Lana Del Rey, Born To Die [Paradise Edition]

Lamento trágico sobre o colapso da iconografia dos Estados Unidos da América, “Born To Die” é o arrasador álbum de estreia de Lana Del Rey.

A pele de diva parecia servir-lhe ainda justinha, num tom sedutor, caloroso, mas distante, um one night stand com a realidade, numa volúpia de honestidade até um clímax de vontade em repetir vezes sem conta a audição. Os singles (e houve muitos em “Born To Die”) ficaram rapidamente conhecidos, rodados quase em loop pelas TVs e rádios, os temas restantes trazem e completam o ramalhete num álbum perfeito – que junta novos desesperos e velhos amores.

Um ambiente nostálgico e etéreo que cobre todo o romantismo e misticismo de uma nova colecção de canções incrivelmente tristes e belas. Tão melancólicas e sublimes quanto a encantadora mistura de fragilidade e rebeldia de Lana Del Rey. Uma voz que se solta em segredos e confissões de uma alma eternamente ferida e amargurada. Um conjunto de sons e tons que se envolvem em traços e desenhos de um corpo instrumental cirurgicamente aperfeiçoado. Amor, dissabor, fortuna e infortúnio. Mais aventuras e desventuras de pessoas e relações irremediavelmente perigosas, proibidas e fatais.

As primeiras reacções dos media foram de repulsa à clara exposição das latentes falhas do feminismo numa sociedade aclamada como civilizada, liberal e moderna. É, contudo, a forma negra e fatalista como Lana retrata a “morte de Elvis” (que nos surge em “Million Dollar Man) e pinta a bandeira norte-americana com listas de dor e sangue, através duma intuída evocação da família Kennedy, que torna fascinante o seu trabalho, até por, no final, encontrarmos ténues linhas (sim, não foi uma expressão inocente) de luz. Numa estética realisticamente fatalista, Elizabeth Grant faz-nos acolher a morte como um estranho aconchego, quando canta “Born to Die” e (como sucedia ao vivo) referencia o Salmo 51, o Miserere, “Senhor tende misericórdia”…

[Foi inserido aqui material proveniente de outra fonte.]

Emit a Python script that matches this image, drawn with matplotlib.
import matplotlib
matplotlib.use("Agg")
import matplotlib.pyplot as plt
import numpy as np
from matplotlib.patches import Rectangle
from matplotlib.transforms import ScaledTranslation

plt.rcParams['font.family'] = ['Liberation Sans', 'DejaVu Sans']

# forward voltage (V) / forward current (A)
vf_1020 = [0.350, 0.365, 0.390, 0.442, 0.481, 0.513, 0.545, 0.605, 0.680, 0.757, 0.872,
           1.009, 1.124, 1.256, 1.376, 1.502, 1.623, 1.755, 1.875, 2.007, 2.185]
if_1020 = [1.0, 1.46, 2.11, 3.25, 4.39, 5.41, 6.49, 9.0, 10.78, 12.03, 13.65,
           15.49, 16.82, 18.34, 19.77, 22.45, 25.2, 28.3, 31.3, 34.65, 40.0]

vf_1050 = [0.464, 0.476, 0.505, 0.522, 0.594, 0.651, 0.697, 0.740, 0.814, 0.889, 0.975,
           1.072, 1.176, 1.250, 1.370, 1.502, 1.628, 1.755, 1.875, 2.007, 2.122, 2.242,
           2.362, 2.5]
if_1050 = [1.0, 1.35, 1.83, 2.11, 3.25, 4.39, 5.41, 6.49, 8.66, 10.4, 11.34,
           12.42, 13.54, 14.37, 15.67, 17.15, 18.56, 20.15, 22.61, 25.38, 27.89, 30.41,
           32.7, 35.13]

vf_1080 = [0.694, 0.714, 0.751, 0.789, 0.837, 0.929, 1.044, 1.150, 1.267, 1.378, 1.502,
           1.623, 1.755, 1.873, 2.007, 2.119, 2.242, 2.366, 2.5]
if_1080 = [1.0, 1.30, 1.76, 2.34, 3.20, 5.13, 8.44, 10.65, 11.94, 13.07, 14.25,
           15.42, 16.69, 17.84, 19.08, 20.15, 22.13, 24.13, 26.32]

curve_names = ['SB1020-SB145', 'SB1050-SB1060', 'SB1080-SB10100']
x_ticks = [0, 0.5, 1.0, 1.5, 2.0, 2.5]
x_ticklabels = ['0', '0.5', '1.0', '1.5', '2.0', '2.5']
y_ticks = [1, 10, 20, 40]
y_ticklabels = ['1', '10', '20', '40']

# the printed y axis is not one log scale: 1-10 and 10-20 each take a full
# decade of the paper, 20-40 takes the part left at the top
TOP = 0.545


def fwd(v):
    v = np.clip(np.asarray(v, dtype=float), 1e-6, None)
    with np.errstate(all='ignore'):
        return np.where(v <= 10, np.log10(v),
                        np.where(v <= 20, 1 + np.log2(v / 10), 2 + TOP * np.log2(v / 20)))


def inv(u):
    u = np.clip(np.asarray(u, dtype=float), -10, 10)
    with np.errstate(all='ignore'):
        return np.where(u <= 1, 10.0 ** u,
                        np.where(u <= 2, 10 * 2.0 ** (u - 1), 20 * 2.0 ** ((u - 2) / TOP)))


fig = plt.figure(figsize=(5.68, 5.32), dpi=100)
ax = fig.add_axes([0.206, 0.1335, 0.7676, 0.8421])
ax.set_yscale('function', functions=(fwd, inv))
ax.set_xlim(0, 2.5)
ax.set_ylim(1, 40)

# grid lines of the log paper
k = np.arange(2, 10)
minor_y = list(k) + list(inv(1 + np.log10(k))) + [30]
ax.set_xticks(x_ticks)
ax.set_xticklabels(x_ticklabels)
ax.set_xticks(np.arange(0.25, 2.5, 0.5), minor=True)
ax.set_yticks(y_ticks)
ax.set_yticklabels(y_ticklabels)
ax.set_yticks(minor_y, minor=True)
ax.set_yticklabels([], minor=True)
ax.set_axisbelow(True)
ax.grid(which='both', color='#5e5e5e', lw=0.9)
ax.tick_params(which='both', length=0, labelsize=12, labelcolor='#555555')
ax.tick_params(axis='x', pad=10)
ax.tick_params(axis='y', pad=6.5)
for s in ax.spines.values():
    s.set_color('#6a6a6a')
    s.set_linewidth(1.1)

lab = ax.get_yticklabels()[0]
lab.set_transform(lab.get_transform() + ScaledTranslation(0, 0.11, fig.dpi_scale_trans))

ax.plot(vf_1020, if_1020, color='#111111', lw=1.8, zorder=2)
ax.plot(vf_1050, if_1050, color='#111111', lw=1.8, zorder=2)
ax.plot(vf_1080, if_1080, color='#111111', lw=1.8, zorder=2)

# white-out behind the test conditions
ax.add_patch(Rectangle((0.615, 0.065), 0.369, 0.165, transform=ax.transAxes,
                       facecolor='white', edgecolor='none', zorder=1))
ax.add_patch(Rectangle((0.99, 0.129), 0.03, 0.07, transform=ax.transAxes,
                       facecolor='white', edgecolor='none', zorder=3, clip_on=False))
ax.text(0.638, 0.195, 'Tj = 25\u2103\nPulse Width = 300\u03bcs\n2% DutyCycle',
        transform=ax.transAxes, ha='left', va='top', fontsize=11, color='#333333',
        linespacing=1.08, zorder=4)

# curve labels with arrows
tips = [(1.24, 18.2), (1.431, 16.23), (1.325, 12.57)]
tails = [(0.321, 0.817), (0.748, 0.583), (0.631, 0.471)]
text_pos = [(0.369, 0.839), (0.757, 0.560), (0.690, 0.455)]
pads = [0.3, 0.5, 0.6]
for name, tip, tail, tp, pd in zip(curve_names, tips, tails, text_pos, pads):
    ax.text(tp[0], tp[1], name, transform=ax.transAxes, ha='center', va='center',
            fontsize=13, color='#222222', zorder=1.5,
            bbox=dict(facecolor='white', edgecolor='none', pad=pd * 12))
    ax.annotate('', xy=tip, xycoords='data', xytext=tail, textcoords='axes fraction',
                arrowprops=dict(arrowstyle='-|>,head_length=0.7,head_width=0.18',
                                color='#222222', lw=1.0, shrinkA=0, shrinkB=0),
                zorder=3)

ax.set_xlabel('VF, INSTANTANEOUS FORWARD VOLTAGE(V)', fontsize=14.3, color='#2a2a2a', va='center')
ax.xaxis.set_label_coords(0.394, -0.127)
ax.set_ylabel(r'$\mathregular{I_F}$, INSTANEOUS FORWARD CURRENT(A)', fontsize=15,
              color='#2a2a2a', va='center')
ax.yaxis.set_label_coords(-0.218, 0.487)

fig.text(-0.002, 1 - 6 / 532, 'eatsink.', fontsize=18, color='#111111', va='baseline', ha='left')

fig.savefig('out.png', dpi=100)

Numa era em que a cultura pop depende quase única e exclusivamente do seu próprio passado, Lana Del Rey surgiu como o antes, o agora e o depois do sonho americano. Não existe maior representação de modernidade e classicismo do que a deslumbrante combinação de inocência e fatalidade da sua personalidade. Uma imagem de incontornável encanto e talento, sincero e autêntico, numa história que continua imparável e indecifrável ao sabor do mais belo e trágico romance. Mais do que um cristal, um puro diamante.

A primeira tentação, ao pensar na reedição com o EP “Paradise”, era deduzir que Elizabeth Grant estaria a capitalizar o sucesso estrondoso de “Born To Die”. Possivelmente isso é verdade. A questão é que isso não significa em nenhum momento que Lana Del Rey faça qualquer compromisso na intensidade emocional que caracterizou o seu álbum de estreia. Em “Paradise” Lana Del Rey potencia ainda mais aquela imagem tipo da candura de Nancy Sinatra, mas afundada no mundo dos anti-depressivos ou capaz de dizer profanidades. Desde o violento “Ride” (principalmente a versão longa do vídeo) que somos subjugados ao poder trágico e melancólico do lamento de Lana sobre as ruínas do American Dream.